The petition has been signed by about 405 members of the Linfield community.

Kate Henley, ‘19, said, “Everyone, regardless of who they are or where they come from, deserves to feel accepted. I think this petition is a very important step towards helping people feel welcome and safe on campus.”

Like Henley, many heard about the petition through social media sites or departmental emails because the Dean of Students Office and ASLC declined to forward the petition to students.

Susan Hopp, Vice President of Student Affairs and Athletics, declined to forward the petition and said ASLC and social media might be better avenues for the petition to reach the student body.

Dutt-Ballerstadt and Buccola wanted the petition to go out to all students, not just those with social media accounts.

ASLC President Nathan Pellatz said in an e-mail to Dutt-Ballerstadt that after much discussion and a vote, ASLC decided not to forward the petition to the student body because it was “inherently political” and ASLC tries to be neutral.

Pellatz said “it would cause too much of a controversy for our students” and suggested that another avenue might be better for circulating the petition.
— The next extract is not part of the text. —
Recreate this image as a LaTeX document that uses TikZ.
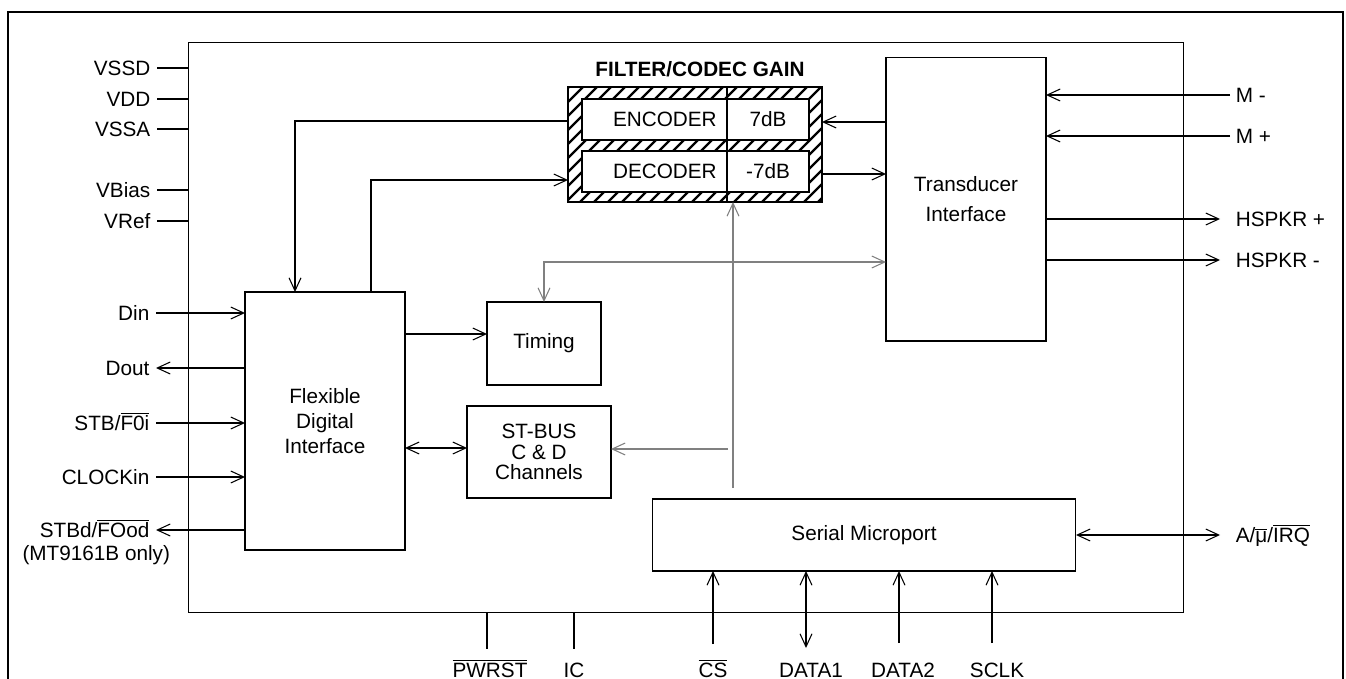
\documentclass[tikz,border=0pt]{standalone}
\usepackage{fontspec}
\setmainfont{Liberation Sans}
\usetikzlibrary{arrows.meta,positioning,calc}
\definecolor{ctlgray}{RGB}{128,128,128}
\newcommand{\ovl}[1]{$\overline{\mbox{#1}}$}
\tikzset{
  blk/.style={draw,inner sep=0pt,outer sep=0pt,align=center},
  pinl/.style={anchor=east,inner sep=3.5pt,text height=8.4pt,text depth=0pt},
  pinr/.style={anchor=west,inner sep=3pt,text height=8.4pt,text depth=0pt},
  pinb/.style={anchor=base,inner sep=0pt},
  ctl/.style={ctlgray,line width=0.6pt},
  hatch/.style={line width=1.25pt},
  pwr/.style={line width=1.7pt}
}

\begin{document}
\begin{tikzpicture}[x=0.02cm,y=-0.02cm,line width=0.6pt,>={Straight Barb[length=2.6mm,width=2.4mm]},font=\fontsize{11.8}{14}\selectfont]
\useasboundingbox (0,0) rectangle (1346,679);
\draw (8,679) -- (8,12) -- (1343,12) -- (1343,679);
\node[blk,minimum width=19.92cm,minimum height=11.42cm] (chip) at (686,327.5) {};

% blocks
\node[blk,minimum width=3.2cm,minimum height=5.16cm] (fdi) at (325,421) {Flexible\\Digital\\Interface};
\node[blk,minimum width=2.28cm,minimum height=1.66cm] (timing) at (544,343.5) {Timing};
\node[blk,minimum width=2.88cm,minimum height=1.84cm,font=\fontsize{11.8}{11.8}\selectfont] (stbus) at (539,452) {ST-BUS\\C \& D\\Channels};
\node[blk,minimum width=3.2cm,minimum height=5.68cm,font=\fontsize{11.8}{17}\selectfont] (trans) at (966,199) {Transducer\\Interface};
\node[blk,minimum width=8.48cm,minimum height=1.44cm] (serial) at (864,535) {Serial Microport};

% filter / codec gain
\node[font=\bfseries\fontsize{11.8}{14}\selectfont] (ttl) at (700,69) {FILTER/CODEC GAIN};
\node[blk,line width=1pt,minimum width=5.08cm,minimum height=2.3cm] (filt) at (695,144.5) {};
\begin{scope}
\clip (filt.south west) rectangle (filt.north east);
\foreach \h in {0,14,...,378} \draw[hatch] (454+\h,202) -- ++(115,-115);
\end{scope}
\node[blk,fill=white,minimum width=2.9cm,minimum height=0.82cm] (enc) at (654.5,119.5) {\quad ENCODER};
\node[blk,fill=white,minimum width=1.64cm,minimum height=0.82cm] (encg) at (768,119.5) {7dB};
\node[blk,fill=white,minimum width=2.9cm,minimum height=0.82cm] (dec) at (654.5,171.5) {\quad DECODER};
\node[blk,fill=white,minimum width=1.64cm,minimum height=0.82cm] (decg) at (768,171.5) {-7dB};
\draw (filt.north -| encg.west) -- (filt.south -| encg.west);

\draw[->] (filt.west |- 0,121) -| ([xshift=1cm]fdi.north west);
\draw[->] ([xshift=2.52cm]fdi.north west) |- (filt.west |- 0,180);
\draw[->] (trans.west |- 0,122) -- (filt.east |- 0,122);
\draw[->] (filt.east |- 0,174) -- (trans.west |- 0,174);
\draw[->] (fdi.east |- 0,334) -- (timing.west |- 0,334);
\draw[<->] (fdi.east |- 0,448) -- (stbus.west |- 0,448);

% control lines
\coordinate (tap) at (733,488);
\draw[ctl,->] (tap) -- (filt.south -| tap);
\draw[ctl,->] ([xshift=-0.1cm]tap |- 0,449) -- (stbus.east |- 0,449);
\draw[ctl,<->] (timing.north) |- (trans.west |- 0,262);

% left pins
\node[pinl] (vssd) at (157,68) {VSSD};
\node[pinl] (vdd) at (157,99) {VDD};
\node[pinl] (vssa) at (157,129) {VSSA};
\node[pinl] (vbias) at (157,190) {VBias};
\node[pinl] (vref) at (157,221) {VRef};
\foreach \p in {vssd,vdd,vssa,vbias,vref} \draw (\p.east) -- (chip.west |- \p.east);

\node[pinl] (din) at (156,313) {Din};
\node[pinl] (dout) at (156,368) {Dout};
\node[pinl] (stbi) at (156,423) {STB/\ovl{F0i}};
\node[pinl] (clk) at (156,477) {CLOCKin};
\node[pinl] (stbo) at (156,530) {STBd/\ovl{FOod}};
\node[pinr,anchor=west,inner sep=0pt] (note) at (22,553) {(MT9161B only)};
\foreach \p in {din,stbi,clk} \draw[->] (\p.east) -- (fdi.west |- \p.east);
\foreach \p in {dout,stbo} \draw[->] (fdi.west |- \p.east) -- (\p.east);

% right pins
\node[pinr] (mm) at (1230,95) {M -};
\node[pinr] (mp) at (1230,136) {M +};
\node[pinr] (hp) at (1230,219) {HSPKR +};
\node[pinr] (hm) at (1230,260) {HSPKR -};
\node[pinr] (amu) at (1230,535) {A/\ovl{μ}/\ovl{IRQ}};
\foreach \p in {mm,mp} \draw[->] (\p.west) -- (trans.east |- \p.west);
\foreach \p in {hp,hm} \draw[->,shorten >=0.2cm] (trans.east |- \p.west) -- (\p.west);
\draw[<->,shorten >=0.2cm] (serial.east) -- (amu.west);

% bottom pins
\coordinate (ppw) at (487,649);
\coordinate (pic) at (574,649);
\coordinate (pcs) at (713,644);
\coordinate (pd1) at (806,648);
\coordinate (pd2) at (899,643);
\coordinate (psc) at (992,643);
\draw[pwr] (chip.south -| ppw) -- (ppw);
\draw[pwr] (chip.south -| pic) -- (pic);
\draw[->] (pcs) -- (serial.south -| pcs);
\draw[<->] (pd1) -- (serial.south -| pd1);
\draw[->] (pd2) -- (serial.south -| pd2);
\draw[->] (psc) -- (serial.south -| psc);
\node[pinb] (lpw) at (490,677) {\ovl{PWRST}};
\node[pinb] (lic) at (574,677) {IC};
\node[pinb] (lcs) at (713,677) {\ovl{CS}};
\node[pinb] (ld1) at (811,677) {DATA1};
\node[pinb] (ld2) at (903,677) {DATA2};
\node[pinb] (lsc) at (997,677) {SCLK};
\end{tikzpicture}
\end{document}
Several departments, including the English and Sociology and Anthropology departments, have forwarded the petition and it continues to circulate on social media, though it did end this weekend.

President Hellie seemed open to discussing the recommendations in the petition with students, faculty, and staff, according to Dutt-Ballerstadt.
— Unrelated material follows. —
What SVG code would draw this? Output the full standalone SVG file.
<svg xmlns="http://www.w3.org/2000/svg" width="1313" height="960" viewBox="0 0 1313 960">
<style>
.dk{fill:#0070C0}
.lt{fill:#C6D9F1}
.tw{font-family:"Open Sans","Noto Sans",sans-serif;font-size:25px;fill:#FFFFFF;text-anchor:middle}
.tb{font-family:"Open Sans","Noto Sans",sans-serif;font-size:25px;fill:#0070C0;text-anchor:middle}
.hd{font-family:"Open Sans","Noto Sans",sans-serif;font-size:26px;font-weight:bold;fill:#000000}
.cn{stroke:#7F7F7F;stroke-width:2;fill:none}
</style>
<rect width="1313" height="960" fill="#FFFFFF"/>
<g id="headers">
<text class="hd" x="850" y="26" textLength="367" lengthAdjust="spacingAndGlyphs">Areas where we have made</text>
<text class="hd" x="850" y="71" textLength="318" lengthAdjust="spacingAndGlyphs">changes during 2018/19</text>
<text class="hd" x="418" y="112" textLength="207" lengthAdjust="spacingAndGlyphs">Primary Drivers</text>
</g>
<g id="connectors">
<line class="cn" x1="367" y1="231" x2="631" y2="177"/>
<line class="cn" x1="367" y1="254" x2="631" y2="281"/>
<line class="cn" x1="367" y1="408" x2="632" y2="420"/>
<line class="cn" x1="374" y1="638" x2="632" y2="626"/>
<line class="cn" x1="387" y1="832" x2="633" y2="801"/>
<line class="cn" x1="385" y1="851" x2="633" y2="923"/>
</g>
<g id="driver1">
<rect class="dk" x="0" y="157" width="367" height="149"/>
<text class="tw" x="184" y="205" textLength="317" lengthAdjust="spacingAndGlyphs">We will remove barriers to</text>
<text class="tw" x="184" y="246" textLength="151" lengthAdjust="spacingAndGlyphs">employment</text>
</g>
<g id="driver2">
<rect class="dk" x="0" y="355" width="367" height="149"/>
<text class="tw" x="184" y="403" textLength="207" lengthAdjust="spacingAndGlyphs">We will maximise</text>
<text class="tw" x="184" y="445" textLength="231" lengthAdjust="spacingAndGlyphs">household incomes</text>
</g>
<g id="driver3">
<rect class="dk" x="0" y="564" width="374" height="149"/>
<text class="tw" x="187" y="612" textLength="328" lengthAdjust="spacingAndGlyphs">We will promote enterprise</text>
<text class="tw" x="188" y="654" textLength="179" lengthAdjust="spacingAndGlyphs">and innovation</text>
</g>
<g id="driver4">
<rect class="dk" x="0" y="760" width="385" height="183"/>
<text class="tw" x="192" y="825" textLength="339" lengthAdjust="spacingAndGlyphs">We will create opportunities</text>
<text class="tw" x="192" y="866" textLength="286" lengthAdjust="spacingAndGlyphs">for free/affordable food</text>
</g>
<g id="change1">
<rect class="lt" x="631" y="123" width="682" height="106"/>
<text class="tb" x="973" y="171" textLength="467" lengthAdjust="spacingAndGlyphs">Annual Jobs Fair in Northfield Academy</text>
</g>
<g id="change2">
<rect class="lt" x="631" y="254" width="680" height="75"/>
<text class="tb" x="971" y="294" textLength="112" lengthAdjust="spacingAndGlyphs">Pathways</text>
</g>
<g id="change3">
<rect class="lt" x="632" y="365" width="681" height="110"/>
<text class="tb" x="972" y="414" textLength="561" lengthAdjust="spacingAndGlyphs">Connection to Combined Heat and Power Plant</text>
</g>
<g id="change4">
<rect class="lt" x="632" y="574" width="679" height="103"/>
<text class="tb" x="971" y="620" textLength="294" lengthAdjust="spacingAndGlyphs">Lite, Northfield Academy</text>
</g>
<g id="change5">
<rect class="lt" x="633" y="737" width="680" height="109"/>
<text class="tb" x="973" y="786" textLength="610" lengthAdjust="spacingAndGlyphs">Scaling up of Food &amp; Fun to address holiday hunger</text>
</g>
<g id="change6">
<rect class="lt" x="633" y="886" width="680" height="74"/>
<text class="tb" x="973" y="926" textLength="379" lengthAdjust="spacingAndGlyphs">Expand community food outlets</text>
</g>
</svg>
Buccola said, “I have been very encouraged by President Hellie’s statements to the community since the election and I am glad he has taken several steps already in order to be sure the rights and dignity of our students is protected.”

He suggested that many people are still trying to wrap their minds around President-Elect Trump and what his administration might look like but it is important not to let uncertainty dictate actions in the coming days.

“Going forward, all of us must use our imaginations so that we can be vigilant in our defense of the rights and dignity of all members of our community,” said Buccola.